━━ Provided data

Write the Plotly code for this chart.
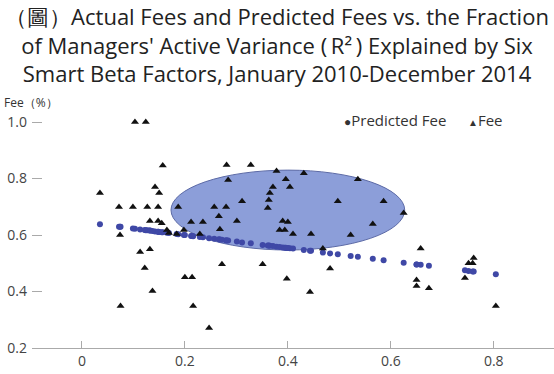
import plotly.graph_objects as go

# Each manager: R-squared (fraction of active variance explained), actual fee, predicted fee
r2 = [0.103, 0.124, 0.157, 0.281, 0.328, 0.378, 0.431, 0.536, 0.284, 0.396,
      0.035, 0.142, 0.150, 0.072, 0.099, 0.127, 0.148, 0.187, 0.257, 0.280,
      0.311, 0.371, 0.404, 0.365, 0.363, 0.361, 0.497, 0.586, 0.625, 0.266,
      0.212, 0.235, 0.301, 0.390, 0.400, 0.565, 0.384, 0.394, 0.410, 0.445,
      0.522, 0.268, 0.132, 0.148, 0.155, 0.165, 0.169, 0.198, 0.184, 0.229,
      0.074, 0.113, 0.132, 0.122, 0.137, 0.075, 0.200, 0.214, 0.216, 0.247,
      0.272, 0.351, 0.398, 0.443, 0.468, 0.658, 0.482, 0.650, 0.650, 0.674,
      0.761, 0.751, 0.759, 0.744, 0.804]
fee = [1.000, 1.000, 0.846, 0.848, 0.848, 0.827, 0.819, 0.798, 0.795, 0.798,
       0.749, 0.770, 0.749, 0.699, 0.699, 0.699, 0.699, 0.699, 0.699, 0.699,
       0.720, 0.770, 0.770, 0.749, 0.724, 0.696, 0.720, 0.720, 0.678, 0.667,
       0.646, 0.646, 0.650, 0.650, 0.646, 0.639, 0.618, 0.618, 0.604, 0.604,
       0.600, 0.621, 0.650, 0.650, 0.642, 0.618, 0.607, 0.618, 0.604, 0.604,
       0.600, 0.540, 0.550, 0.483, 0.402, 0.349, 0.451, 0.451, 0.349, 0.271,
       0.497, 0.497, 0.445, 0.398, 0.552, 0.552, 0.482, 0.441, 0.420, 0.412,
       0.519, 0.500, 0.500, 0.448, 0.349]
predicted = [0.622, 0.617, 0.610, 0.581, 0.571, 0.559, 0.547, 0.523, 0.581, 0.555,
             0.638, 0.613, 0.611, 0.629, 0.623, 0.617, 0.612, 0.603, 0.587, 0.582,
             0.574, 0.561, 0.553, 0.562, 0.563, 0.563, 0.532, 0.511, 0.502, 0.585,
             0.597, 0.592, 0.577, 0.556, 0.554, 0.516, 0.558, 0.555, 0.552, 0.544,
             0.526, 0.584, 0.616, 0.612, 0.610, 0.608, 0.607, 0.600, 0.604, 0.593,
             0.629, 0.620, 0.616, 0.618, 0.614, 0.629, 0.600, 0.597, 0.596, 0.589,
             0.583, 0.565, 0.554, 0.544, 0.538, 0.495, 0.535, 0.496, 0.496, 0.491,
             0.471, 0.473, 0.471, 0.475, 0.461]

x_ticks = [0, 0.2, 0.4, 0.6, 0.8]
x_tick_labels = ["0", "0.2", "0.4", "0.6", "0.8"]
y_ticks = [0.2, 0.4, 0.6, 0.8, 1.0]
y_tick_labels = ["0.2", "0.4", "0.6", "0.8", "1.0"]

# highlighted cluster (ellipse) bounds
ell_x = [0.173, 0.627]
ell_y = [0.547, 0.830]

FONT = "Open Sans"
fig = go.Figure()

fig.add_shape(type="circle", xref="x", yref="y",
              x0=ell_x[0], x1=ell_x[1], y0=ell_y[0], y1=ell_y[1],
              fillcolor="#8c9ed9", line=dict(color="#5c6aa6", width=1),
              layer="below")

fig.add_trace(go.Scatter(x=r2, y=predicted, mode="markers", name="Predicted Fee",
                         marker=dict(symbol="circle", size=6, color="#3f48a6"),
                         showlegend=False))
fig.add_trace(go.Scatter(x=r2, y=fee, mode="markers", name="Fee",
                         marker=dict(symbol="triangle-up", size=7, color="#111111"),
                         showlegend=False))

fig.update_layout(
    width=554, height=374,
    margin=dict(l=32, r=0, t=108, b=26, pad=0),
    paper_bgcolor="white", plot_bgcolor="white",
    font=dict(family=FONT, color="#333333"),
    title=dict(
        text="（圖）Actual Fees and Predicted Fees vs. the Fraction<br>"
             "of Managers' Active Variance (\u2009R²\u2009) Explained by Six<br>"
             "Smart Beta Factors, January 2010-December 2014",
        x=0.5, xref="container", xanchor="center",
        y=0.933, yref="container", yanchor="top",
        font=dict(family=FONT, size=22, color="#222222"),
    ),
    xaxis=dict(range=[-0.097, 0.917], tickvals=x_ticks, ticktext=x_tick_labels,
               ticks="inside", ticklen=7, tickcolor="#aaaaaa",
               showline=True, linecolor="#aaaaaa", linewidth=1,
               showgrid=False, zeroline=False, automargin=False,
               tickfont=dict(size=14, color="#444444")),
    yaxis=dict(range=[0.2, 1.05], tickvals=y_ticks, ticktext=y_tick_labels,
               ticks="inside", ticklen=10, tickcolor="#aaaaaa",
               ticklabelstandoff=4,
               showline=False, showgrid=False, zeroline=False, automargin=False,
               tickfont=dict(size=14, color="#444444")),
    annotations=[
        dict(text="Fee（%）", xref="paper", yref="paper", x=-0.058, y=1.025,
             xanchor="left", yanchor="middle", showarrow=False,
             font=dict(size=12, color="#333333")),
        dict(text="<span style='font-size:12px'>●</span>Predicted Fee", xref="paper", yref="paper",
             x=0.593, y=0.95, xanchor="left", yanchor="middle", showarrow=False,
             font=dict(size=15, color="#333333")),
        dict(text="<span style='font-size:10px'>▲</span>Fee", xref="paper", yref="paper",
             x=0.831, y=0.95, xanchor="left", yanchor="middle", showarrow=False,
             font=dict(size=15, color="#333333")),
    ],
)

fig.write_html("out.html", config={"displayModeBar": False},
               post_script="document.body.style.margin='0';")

━━━━

▶ The task
Quote the material exactly. Pictures stay out.

▶ Answer for the task
Write the Plotly code for this chart.
import plotly.graph_objects as go

# Each manager: R-squared (fraction of active variance explained), actual fee, predicted fee
r2 = [0.103, 0.124, 0.157, 0.281, 0.328, 0.378, 0.431, 0.536, 0.284, 0.396,
      0.035, 0.142, 0.150, 0.072, 0.099, 0.127, 0.148, 0.187, 0.257, 0.280,
      0.311, 0.371, 0.404, 0.365, 0.363, 0.361, 0.497, 0.586, 0.625, 0.266,
      0.212, 0.235, 0.301, 0.390, 0.400, 0.565, 0.384, 0.394, 0.410, 0.445,
      0.522, 0.268, 0.132, 0.148, 0.155, 0.165, 0.169, 0.198, 0.184, 0.229,
      0.074, 0.113, 0.132, 0.122, 0.137, 0.075, 0.200, 0.214, 0.216, 0.247,
      0.272, 0.351, 0.398, 0.443, 0.468, 0.658, 0.482, 0.650, 0.650, 0.674,
      0.761, 0.751, 0.759, 0.744, 0.804]
fee = [1.000, 1.000, 0.846, 0.848, 0.848, 0.827, 0.819, 0.798, 0.795, 0.798,
       0.749, 0.770, 0.749, 0.699, 0.699, 0.699, 0.699, 0.699, 0.699, 0.699,
       0.720, 0.770, 0.770, 0.749, 0.724, 0.696, 0.720, 0.720, 0.678, 0.667,
       0.646, 0.646, 0.650, 0.650, 0.646, 0.639, 0.618, 0.618, 0.604, 0.604,
       0.600, 0.621, 0.650, 0.650, 0.642, 0.618, 0.607, 0.618, 0.604, 0.604,
       0.600, 0.540, 0.550, 0.483, 0.402, 0.349, 0.451, 0.451, 0.349, 0.271,
       0.497, 0.497, 0.445, 0.398, 0.552, 0.552, 0.482, 0.441, 0.420, 0.412,
       0.519, 0.500, 0.500, 0.448, 0.349]
predicted = [0.622, 0.617, 0.610, 0.581, 0.571, 0.559, 0.547, 0.523, 0.581, 0.555,
             0.638, 0.613, 0.611, 0.629, 0.623, 0.617, 0.612, 0.603, 0.587, 0.582,
             0.574, 0.561, 0.553, 0.562, 0.563, 0.563, 0.532, 0.511, 0.502, 0.585,
             0.597, 0.592, 0.577, 0.556, 0.554, 0.516, 0.558, 0.555, 0.552, 0.544,
             0.526, 0.584, 0.616, 0.612, 0.610, 0.608, 0.607, 0.600, 0.604, 0.593,
             0.629, 0.620, 0.616, 0.618, 0.614, 0.629, 0.600, 0.597, 0.596, 0.589,
             0.583, 0.565, 0.554, 0.544, 0.538, 0.495, 0.535, 0.496, 0.496, 0.491,
             0.471, 0.473, 0.471, 0.475, 0.461]

x_ticks = [0, 0.2, 0.4, 0.6, 0.8]
x_tick_labels = ["0", "0.2", "0.4", "0.6", "0.8"]
y_ticks = [0.2, 0.4, 0.6, 0.8, 1.0]
y_tick_labels = ["0.2", "0.4", "0.6", "0.8", "1.0"]

# highlighted cluster (ellipse) bounds
ell_x = [0.173, 0.627]
ell_y = [0.547, 0.830]

FONT = "Open Sans"
fig = go.Figure()

fig.add_shape(type="circle", xref="x", yref="y",
              x0=ell_x[0], x1=ell_x[1], y0=ell_y[0], y1=ell_y[1],
              fillcolor="#8c9ed9", line=dict(color="#5c6aa6", width=1),
              layer="below")

fig.add_trace(go.Scatter(x=r2, y=predicted, mode="markers", name="Predicted Fee",
                         marker=dict(symbol="circle", size=6, color="#3f48a6"),
                         showlegend=False))
fig.add_trace(go.Scatter(x=r2, y=fee, mode="markers", name="Fee",
                         marker=dict(symbol="triangle-up", size=7, color="#111111"),
                         showlegend=False))

fig.update_layout(
    width=554, height=374,
    margin=dict(l=32, r=0, t=108, b=26, pad=0),
    paper_bgcolor="white", plot_bgcolor="white",
    font=dict(family=FONT, color="#333333"),
    title=dict(
        text="（圖）Actual Fees and Predicted Fees vs. the Fraction<br>"
             "of Managers' Active Variance (\u2009R²\u2009) Explained by Six<br>"
             "Smart Beta Factors, January 2010-December 2014",
        x=0.5, xref="container", xanchor="center",
        y=0.933, yref="container", yanchor="top",
        font=dict(family=FONT, size=22, color="#222222"),
    ),
    xaxis=dict(range=[-0.097, 0.917], tickvals=x_ticks, ticktext=x_tick_labels,
               ticks="inside", ticklen=7, tickcolor="#aaaaaa",
               showline=True, linecolor="#aaaaaa", linewidth=1,
               showgrid=False, zeroline=False, automargin=False,
               tickfont=dict(size=14, color="#444444")),
    yaxis=dict(range=[0.2, 1.05], tickvals=y_ticks, ticktext=y_tick_labels,
               ticks="inside", ticklen=10, tickcolor="#aaaaaa",
               ticklabelstandoff=4,
               showline=False, showgrid=False, zeroline=False, automargin=False,
               tickfont=dict(size=14, color="#444444")),
    annotations=[
        dict(text="Fee（%）", xref="paper", yref="paper", x=-0.058, y=1.025,
             xanchor="left", yanchor="middle", showarrow=False,
             font=dict(size=12, color="#333333")),
        dict(text="<span style='font-size:12px'>●</span>Predicted Fee", xref="paper", yref="paper",
             x=0.593, y=0.95, xanchor="left", yanchor="middle", showarrow=False,
             font=dict(size=15, color="#333333")),
        dict(text="<span style='font-size:10px'>▲</span>Fee", xref="paper", yref="paper",
             x=0.831, y=0.95, xanchor="left", yanchor="middle", showarrow=False,
             font=dict(size=15, color="#333333")),
    ],
)

fig.write_html("out.html", config={"displayModeBar": False},
               post_script="document.body.style.margin='0';")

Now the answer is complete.